From the first line of the listing below to the line with "return (p - L) / pw", print each line exactly, and nothing more. Leave out the pictures.

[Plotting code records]
## Start
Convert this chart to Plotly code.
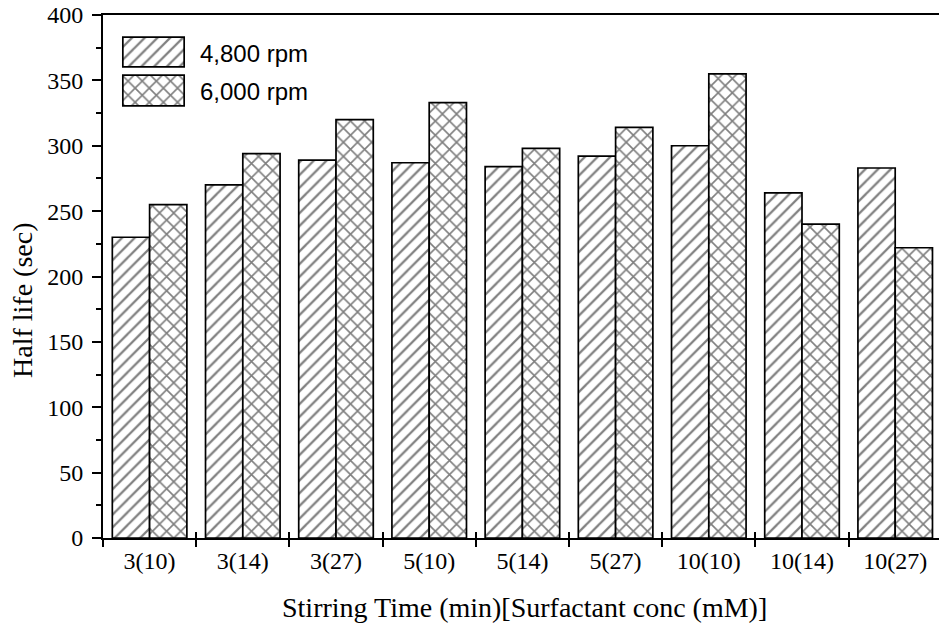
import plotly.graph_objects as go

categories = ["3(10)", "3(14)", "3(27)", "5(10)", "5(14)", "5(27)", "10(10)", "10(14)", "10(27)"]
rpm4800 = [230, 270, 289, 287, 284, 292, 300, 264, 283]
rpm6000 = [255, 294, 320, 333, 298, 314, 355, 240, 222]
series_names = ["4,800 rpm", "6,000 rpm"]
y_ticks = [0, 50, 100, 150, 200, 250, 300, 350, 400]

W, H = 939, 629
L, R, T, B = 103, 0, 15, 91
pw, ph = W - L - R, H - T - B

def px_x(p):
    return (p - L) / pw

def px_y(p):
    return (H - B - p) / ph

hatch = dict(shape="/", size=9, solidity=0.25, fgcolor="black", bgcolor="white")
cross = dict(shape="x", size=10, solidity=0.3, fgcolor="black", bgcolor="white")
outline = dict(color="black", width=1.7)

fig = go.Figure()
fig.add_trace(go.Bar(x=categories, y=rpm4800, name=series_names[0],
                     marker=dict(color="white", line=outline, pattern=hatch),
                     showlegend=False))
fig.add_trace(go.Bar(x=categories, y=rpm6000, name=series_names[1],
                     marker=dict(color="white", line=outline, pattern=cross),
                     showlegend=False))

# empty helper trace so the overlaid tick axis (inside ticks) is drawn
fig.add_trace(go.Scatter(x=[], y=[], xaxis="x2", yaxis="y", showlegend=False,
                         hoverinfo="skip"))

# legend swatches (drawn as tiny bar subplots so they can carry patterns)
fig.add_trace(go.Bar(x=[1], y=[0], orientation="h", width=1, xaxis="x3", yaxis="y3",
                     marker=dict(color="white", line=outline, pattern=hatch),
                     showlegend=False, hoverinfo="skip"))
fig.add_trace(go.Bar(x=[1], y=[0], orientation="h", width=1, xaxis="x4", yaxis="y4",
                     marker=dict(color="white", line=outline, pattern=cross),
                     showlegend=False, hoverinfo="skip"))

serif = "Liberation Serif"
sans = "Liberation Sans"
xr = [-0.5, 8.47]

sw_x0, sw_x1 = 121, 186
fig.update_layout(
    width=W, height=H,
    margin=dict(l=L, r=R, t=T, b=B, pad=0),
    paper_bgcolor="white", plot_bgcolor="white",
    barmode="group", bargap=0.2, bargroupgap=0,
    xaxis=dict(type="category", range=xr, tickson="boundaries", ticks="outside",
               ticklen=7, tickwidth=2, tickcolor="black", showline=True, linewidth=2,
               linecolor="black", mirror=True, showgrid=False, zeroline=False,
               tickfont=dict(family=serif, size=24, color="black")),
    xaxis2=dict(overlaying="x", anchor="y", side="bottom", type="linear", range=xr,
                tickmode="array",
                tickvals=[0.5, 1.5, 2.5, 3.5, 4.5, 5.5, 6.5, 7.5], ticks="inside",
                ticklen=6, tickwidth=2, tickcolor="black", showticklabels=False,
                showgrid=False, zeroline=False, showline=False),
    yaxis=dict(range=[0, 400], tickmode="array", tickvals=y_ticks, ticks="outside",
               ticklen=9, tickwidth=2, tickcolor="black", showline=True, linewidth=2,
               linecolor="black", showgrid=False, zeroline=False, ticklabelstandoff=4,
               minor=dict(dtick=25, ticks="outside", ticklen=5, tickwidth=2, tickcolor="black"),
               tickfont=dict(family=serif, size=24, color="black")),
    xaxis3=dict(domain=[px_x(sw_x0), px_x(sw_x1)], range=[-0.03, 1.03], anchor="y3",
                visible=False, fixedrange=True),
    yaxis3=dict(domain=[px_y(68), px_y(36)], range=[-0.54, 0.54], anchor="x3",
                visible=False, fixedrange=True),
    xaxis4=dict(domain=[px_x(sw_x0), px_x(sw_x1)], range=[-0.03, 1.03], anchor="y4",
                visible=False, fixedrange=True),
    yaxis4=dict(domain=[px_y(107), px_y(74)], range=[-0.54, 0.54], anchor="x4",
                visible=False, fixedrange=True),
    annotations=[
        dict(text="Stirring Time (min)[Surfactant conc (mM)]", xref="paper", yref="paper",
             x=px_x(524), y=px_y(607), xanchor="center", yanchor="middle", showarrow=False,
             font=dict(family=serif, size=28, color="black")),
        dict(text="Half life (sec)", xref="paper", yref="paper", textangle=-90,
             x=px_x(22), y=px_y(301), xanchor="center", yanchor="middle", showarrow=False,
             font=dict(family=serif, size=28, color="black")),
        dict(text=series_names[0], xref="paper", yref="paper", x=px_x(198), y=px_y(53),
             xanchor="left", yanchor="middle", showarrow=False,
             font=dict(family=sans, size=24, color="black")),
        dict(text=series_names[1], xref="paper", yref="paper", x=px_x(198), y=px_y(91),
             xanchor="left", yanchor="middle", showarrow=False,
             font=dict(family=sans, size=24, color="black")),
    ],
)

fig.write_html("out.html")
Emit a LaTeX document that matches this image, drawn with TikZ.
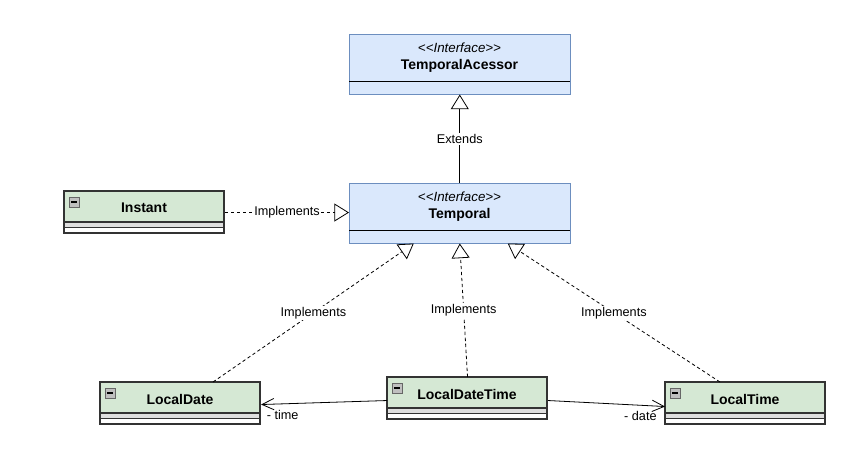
## End
» **Exercise answer**:
Convert this chart to Plotly code.
import plotly.graph_objects as go

categories = ["3(10)", "3(14)", "3(27)", "5(10)", "5(14)", "5(27)", "10(10)", "10(14)", "10(27)"]
rpm4800 = [230, 270, 289, 287, 284, 292, 300, 264, 283]
rpm6000 = [255, 294, 320, 333, 298, 314, 355, 240, 222]
series_names = ["4,800 rpm", "6,000 rpm"]
y_ticks = [0, 50, 100, 150, 200, 250, 300, 350, 400]

W, H = 939, 629
L, R, T, B = 103, 0, 15, 91
pw, ph = W - L - R, H - T - B

def px_x(p):
    return (p - L) / pw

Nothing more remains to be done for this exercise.